Helping Kids Behave Part Seven 

 

Teachers or parents will handle the situation to retain control of your classroom/home when and if he or she does do that particular thing. One needs to know his or her triggers to have a level playing field. 

Ask yourself number of questions, such as, “Can I stay calm, cool and collected when a student curses me?” You may also find appendix A the self awareness interview helpful.

Monitor your self-control:

¨      Tune in to how you are communicating. Is your voice low and even? Do you make empathic statements? Are you being sarcastic or condescending?

¨      Are you letting yourself get drawn into an argument?

¨      Do you feel threatened?

¨      Is what the student is doing one of your “triggers”?

Gary Alderman (1998) has developed an excellent Self-awareness Inventory to help adults check their self-control (appendix A). It is recommend that one use it regularly to monitor his or her reactions.

For parents, what do you do when your child makes a major mistake. For instance is caught with drugs or becomes pregnant? Chapman (2000) has seven recommendations.

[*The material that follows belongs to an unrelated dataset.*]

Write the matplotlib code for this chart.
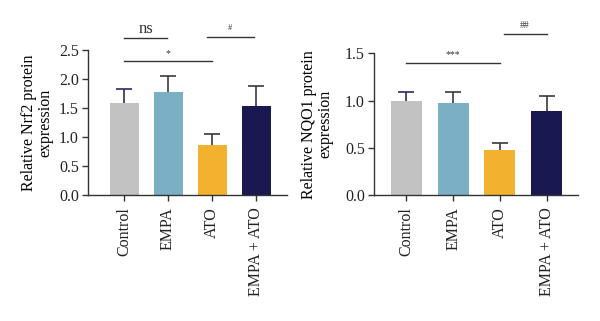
import matplotlib.pyplot as plt
import numpy as np

plt.rcParams['font.family'] = ['Liberation Serif', 'DejaVu Serif']

groups = ['Control', 'EMPA', 'ATO', 'EMPA + ATO']
colors = ['#c2c2c2', '#7aafc4', '#f2b230', '#1a1850']
err_colors = ['#2b2b5e', '#3a3a3a', '#3a3a3a', '#3a3a3a']

nrf2_mean = [1.59, 1.77, 0.86, 1.53]
nrf2_err = [0.24, 0.29, 0.20, 0.35]

nqo1_mean = [1.00, 0.97, 0.48, 0.89]
nqo1_err = [0.09, 0.12, 0.07, 0.16]

fig = plt.figure(figsize=(6, 3.21), dpi=100)
ax1 = fig.add_axes([0.1467, 0.3925, 0.3313, 0.4515])
ax2 = fig.add_axes([0.623, 0.3925, 0.340, 0.4415])


def draw(ax, mean, err, ylim, ticks, xlim, ylabel, lpad):
    x = np.arange(len(groups))
    ax.bar(x, mean, width=0.66, color=colors, zorder=2)
    # symmetric bars drawn behind the bars, so only the upper half shows
    for i in range(len(groups)):
        ax.errorbar(x[i], mean[i], yerr=err[i], fmt='none',
                    ecolor=err_colors[i], elinewidth=1.2, capsize=5.5,
                    capthick=1.2, zorder=1)
    ax.set_xlim(xlim)
    ax.set_ylim(ylim)
    ax.set_yticks(ticks)
    ax.set_yticklabels(['%.1f' % t for t in ticks], fontsize=11.5)
    ax.set_xticks(x)
    ax.set_xticklabels(groups, rotation=90, fontsize=11.5)
    ax.set_ylabel(ylabel, fontsize=11.5, linespacing=1.05, labelpad=lpad)
    for s in ['top', 'right']:
        ax.spines[s].set_visible(False)
    for s in ['left', 'bottom']:
        ax.spines[s].set_color('#333333')
        ax.spines[s].set_linewidth(1.0)
    ax.tick_params(colors='#333333', length=4.5, width=1.0, pad=2)
    ax.tick_params(axis='x', pad=4)
    ax.tick_params(labelcolor='#222222')


def sig(ax, x0, x1, y, text, dy, fs=7):
    ax.plot([x0, x1], [y, y], color='#333333', lw=1.0, clip_on=False)
    ax.text((x0 + x1) / 2, y + dy, text, ha='center', va='bottom',
            fontsize=fs, color='#333333', clip_on=False)


draw(ax1, nrf2_mean, nrf2_err, (0, 2.5), [0, 0.5, 1.0, 1.5, 2.0, 2.5],
     (-0.82, 3.70), 'Relative Nrf2 protein\nexpression', 4)
draw(ax2, nqo1_mean, nqo1_err, (0, 1.5), [0, 0.5, 1.0, 1.5],
     (-0.70, 3.67), 'Relative NQO1 protein\nexpression', 8)

sig(ax1, 0, 0.98, 2.70, 'ns', 0.03, fs=12)
sig(ax1, 1.88, 2.95, 2.73, '#', 0.08, fs=6)
sig(ax1, 0, 2.0, 2.31, '*', 0.06, fs=7)

sig(ax2, 0, 2.0, 1.40, '***', 0.04, fs=7)
sig(ax2, 2.08, 3.0, 1.70, '##', 0.05, fs=7)

plt.savefig('out.png', dpi=100)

·         Don’t blame yourself!

·         Don’t preach.

·         Don’t try to fix it or bail them out.

·         Do give unconditional love.

·         Do listen with empathy. (see the recommendations on listening above)

·         Do give support.

·         Do give guidance.

Thinking Feeling Behaving

Many at risk kids can’t distinguish feelings well. They feel only sad, glad, mad, or bad. They cannot articulate frustration, anxiety, or jealousy well.  Their culture may not approve of these emotions.

The emotion may begin as frustration but escalate to anger by the time it is recognized. Anger is not a primary emotion! It is always based in something else. Since it is difficult for these kids to recognize emotions it is also difficult for them to draw causal connections between feelings.

Davis, Nelson and Gauger (2000) list several characteristics of youth without emotional intelligence; they are listed below. You may wish to use the Feelings Beneath Anger Checklist (appendix C) as an aid in determining what the underlying emotion is.

In addition, a colleague Dr. Carlton Allen, (Personal communication 2001) indicates that in his experience as a minister anger is usually a response to a real or perceived threat. The threat creates anxiety that is expressed in anger. If the academic work were too hard for you and you could not get out of the situation would you feel threatened?

Imagine being told that you had to major in the one class in college that gave you fits. This is the position of many children who are either slow learners or learning disabled.  

Characteristics of Youth Without Emotional Intelligence

¨ They have little or no guilt about their behavior. They use fallacious reasoning such as rationalization, minimizing the conflict or assuming the role of victim.

¨ They lack feelings of compassion or empathy toward others.

¨ They are narcissistic or self-centered and rigidly proud.

¨ They believe aggression creates power and status.

These beliefs are maintained and/or enhanced by faulty patterns of reasoning.

Examples of faulty reasoning are: 

Intentional exaggerations such as, “Don’t worry about grades you can play pro ball.”

¨      Special pleading, “The rules don’t apply to me.”

¨      Believing nonsense such as fortune telling, horoscopes etc.

¨      Ad Homonym arguments where you reject the argument because of the person, such as, ”I wouldn’t believe anything he said.”

¨      Appeal to ignorance in that if you can’t prove me wrong, I must be right.

¨      Mob and snob appeal where groups and the media define what is best.

¨      Genetic fallacy where you reject an argument based on a stereotype.

¨      The part for the whole where in you reason that since some people are doing it, therefore everyone is doing it. “My dad sleeps around so all men sleep around.”

¨      Irrelevant thesis, for instance, "Since more kids smoke pot, they should just let us do it."

¨      The red herring, diverting the topic to something else and trying to argue.

¨      Straw man trying to make the issue seem unimportant to ease the pressure, such as, “Why should I learn this? I am not going to college.”